Dataset excerpt:
===============
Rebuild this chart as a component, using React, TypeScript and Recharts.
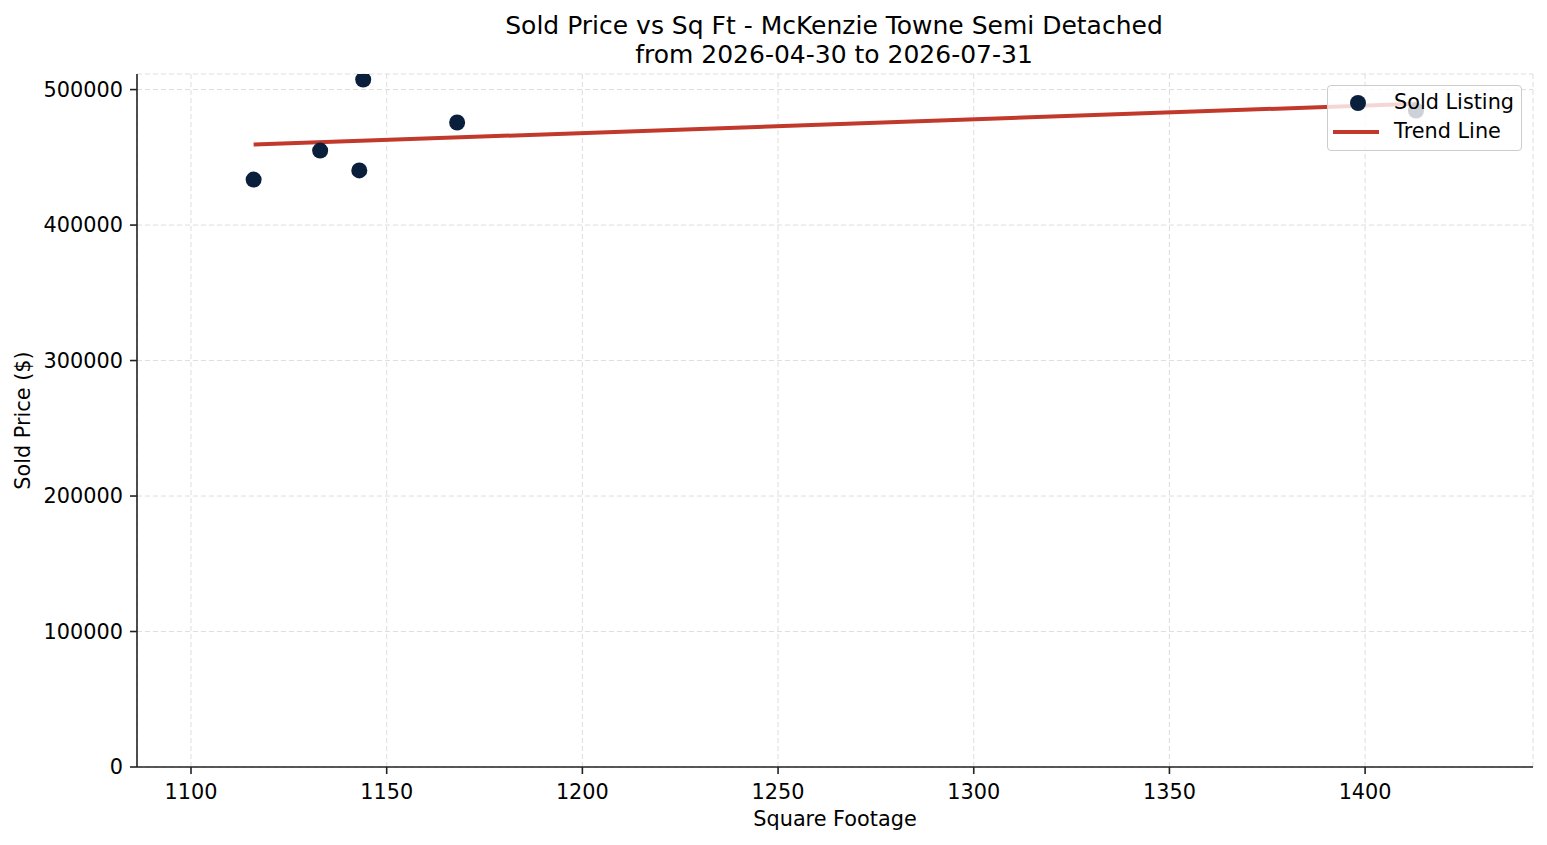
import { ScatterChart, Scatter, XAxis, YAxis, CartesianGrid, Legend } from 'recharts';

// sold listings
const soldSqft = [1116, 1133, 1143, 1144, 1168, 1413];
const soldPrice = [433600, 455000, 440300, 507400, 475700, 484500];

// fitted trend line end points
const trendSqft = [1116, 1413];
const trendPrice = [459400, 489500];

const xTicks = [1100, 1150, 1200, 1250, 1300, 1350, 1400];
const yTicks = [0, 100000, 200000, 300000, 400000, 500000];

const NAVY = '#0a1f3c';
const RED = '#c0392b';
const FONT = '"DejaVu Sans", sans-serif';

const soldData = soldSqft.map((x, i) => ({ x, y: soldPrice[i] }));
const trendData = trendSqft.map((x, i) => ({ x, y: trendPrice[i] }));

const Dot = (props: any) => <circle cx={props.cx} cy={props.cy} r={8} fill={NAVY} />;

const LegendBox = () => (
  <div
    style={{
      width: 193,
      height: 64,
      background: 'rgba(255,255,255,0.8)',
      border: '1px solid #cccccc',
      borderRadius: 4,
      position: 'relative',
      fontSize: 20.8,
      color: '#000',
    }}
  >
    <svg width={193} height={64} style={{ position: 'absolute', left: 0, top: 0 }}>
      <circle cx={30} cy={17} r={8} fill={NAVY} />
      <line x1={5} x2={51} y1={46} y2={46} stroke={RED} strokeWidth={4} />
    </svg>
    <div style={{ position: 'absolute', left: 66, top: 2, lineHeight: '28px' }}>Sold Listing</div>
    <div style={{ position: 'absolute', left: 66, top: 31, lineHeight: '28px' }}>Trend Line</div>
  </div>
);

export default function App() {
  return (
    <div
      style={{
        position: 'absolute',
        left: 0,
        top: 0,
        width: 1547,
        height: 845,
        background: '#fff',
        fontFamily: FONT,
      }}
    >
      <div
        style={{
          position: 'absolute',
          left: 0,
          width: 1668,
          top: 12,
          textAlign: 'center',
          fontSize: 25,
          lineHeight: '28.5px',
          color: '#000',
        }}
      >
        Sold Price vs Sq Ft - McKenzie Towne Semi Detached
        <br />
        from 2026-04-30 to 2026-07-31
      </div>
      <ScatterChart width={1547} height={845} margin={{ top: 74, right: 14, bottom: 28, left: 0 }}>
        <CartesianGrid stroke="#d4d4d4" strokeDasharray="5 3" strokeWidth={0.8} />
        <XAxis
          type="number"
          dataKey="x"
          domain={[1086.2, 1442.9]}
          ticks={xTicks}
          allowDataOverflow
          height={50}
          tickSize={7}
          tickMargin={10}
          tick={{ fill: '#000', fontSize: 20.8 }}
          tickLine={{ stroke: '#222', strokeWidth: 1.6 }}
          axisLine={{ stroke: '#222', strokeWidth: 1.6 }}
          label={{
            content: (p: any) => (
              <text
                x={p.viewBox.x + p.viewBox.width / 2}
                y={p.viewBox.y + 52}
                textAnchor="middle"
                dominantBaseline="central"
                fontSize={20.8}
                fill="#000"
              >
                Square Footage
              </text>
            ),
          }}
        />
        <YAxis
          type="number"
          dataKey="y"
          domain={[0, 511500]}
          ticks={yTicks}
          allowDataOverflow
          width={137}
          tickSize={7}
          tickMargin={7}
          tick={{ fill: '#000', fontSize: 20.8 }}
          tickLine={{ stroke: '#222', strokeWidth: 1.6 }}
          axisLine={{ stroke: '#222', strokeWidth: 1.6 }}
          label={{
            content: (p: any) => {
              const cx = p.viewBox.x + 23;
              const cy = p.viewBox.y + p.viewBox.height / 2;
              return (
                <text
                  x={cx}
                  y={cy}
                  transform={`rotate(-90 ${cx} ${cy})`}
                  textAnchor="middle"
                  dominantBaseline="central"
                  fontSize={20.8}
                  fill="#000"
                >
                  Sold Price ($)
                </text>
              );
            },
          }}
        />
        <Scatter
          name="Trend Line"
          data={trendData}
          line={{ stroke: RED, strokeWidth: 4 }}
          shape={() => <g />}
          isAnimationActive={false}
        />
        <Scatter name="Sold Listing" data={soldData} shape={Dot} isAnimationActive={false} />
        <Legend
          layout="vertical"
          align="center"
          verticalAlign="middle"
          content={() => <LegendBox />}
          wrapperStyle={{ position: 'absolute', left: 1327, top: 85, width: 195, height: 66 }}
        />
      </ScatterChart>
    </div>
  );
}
===============
Brief: Print the complete listing exactly, apart from any pictures.

Finished task:
Rebuild this chart as a component, using React, TypeScript and Recharts.
import { ScatterChart, Scatter, XAxis, YAxis, CartesianGrid, Legend } from 'recharts';

// sold listings
const soldSqft = [1116, 1133, 1143, 1144, 1168, 1413];
const soldPrice = [433600, 455000, 440300, 507400, 475700, 484500];

// fitted trend line end points
const trendSqft = [1116, 1413];
const trendPrice = [459400, 489500];

const xTicks = [1100, 1150, 1200, 1250, 1300, 1350, 1400];
const yTicks = [0, 100000, 200000, 300000, 400000, 500000];

const NAVY = '#0a1f3c';
const RED = '#c0392b';
const FONT = '"DejaVu Sans", sans-serif';

const soldData = soldSqft.map((x, i) => ({ x, y: soldPrice[i] }));
const trendData = trendSqft.map((x, i) => ({ x, y: trendPrice[i] }));

const Dot = (props: any) => <circle cx={props.cx} cy={props.cy} r={8} fill={NAVY} />;

const LegendBox = () => (
  <div
    style={{
      width: 193,
      height: 64,
      background: 'rgba(255,255,255,0.8)',
      border: '1px solid #cccccc',
      borderRadius: 4,
      position: 'relative',
      fontSize: 20.8,
      color: '#000',
    }}
  >
    <svg width={193} height={64} style={{ position: 'absolute', left: 0, top: 0 }}>
      <circle cx={30} cy={17} r={8} fill={NAVY} />
      <line x1={5} x2={51} y1={46} y2={46} stroke={RED} strokeWidth={4} />
    </svg>
    <div style={{ position: 'absolute', left: 66, top: 2, lineHeight: '28px' }}>Sold Listing</div>
    <div style={{ position: 'absolute', left: 66, top: 31, lineHeight: '28px' }}>Trend Line</div>
  </div>
);

export default function App() {
  return (
    <div
      style={{
        position: 'absolute',
        left: 0,
        top: 0,
        width: 1547,
        height: 845,
        background: '#fff',
        fontFamily: FONT,
      }}
    >
      <div
        style={{
          position: 'absolute',
          left: 0,
          width: 1668,
          top: 12,
          textAlign: 'center',
          fontSize: 25,
          lineHeight: '28.5px',
          color: '#000',
        }}
      >
        Sold Price vs Sq Ft - McKenzie Towne Semi Detached
        <br />
        from 2026-04-30 to 2026-07-31
      </div>
      <ScatterChart width={1547} height={845} margin={{ top: 74, right: 14, bottom: 28, left: 0 }}>
        <CartesianGrid stroke="#d4d4d4" strokeDasharray="5 3" strokeWidth={0.8} />
        <XAxis
          type="number"
          dataKey="x"
          domain={[1086.2, 1442.9]}
          ticks={xTicks}
          allowDataOverflow
          height={50}
          tickSize={7}
          tickMargin={10}
          tick={{ fill: '#000', fontSize: 20.8 }}
          tickLine={{ stroke: '#222', strokeWidth: 1.6 }}
          axisLine={{ stroke: '#222', strokeWidth: 1.6 }}
          label={{
            content: (p: any) => (
              <text
                x={p.viewBox.x + p.viewBox.width / 2}
                y={p.viewBox.y + 52}
                textAnchor="middle"
                dominantBaseline="central"
                fontSize={20.8}
                fill="#000"
              >
                Square Footage
              </text>
            ),
          }}
        />
        <YAxis
          type="number"
          dataKey="y"
          domain={[0, 511500]}
          ticks={yTicks}
          allowDataOverflow
          width={137}
          tickSize={7}
          tickMargin={7}
          tick={{ fill: '#000', fontSize: 20.8 }}
          tickLine={{ stroke: '#222', strokeWidth: 1.6 }}
          axisLine={{ stroke: '#222', strokeWidth: 1.6 }}
          label={{
            content: (p: any) => {
              const cx = p.viewBox.x + 23;
              const cy = p.viewBox.y + p.viewBox.height / 2;
              return (
                <text
                  x={cx}
                  y={cy}
                  transform={`rotate(-90 ${cx} ${cy})`}
                  textAnchor="middle"
                  dominantBaseline="central"
                  fontSize={20.8}
                  fill="#000"
                >
                  Sold Price ($)
                </text>
              );
            },
          }}
        />
        <Scatter
          name="Trend Line"
          data={trendData}
          line={{ stroke: RED, strokeWidth: 4 }}
          shape={() => <g />}
          isAnimationActive={false}
        />
        <Scatter name="Sold Listing" data={soldData} shape={Dot} isAnimationActive={false} />
        <Legend
          layout="vertical"
          align="center"
          verticalAlign="middle"
          content={() => <LegendBox />}
          wrapperStyle={{ position: 'absolute', left: 1327, top: 85, width: 195, height: 66 }}
        />
      </ScatterChart>
    </div>
  );
}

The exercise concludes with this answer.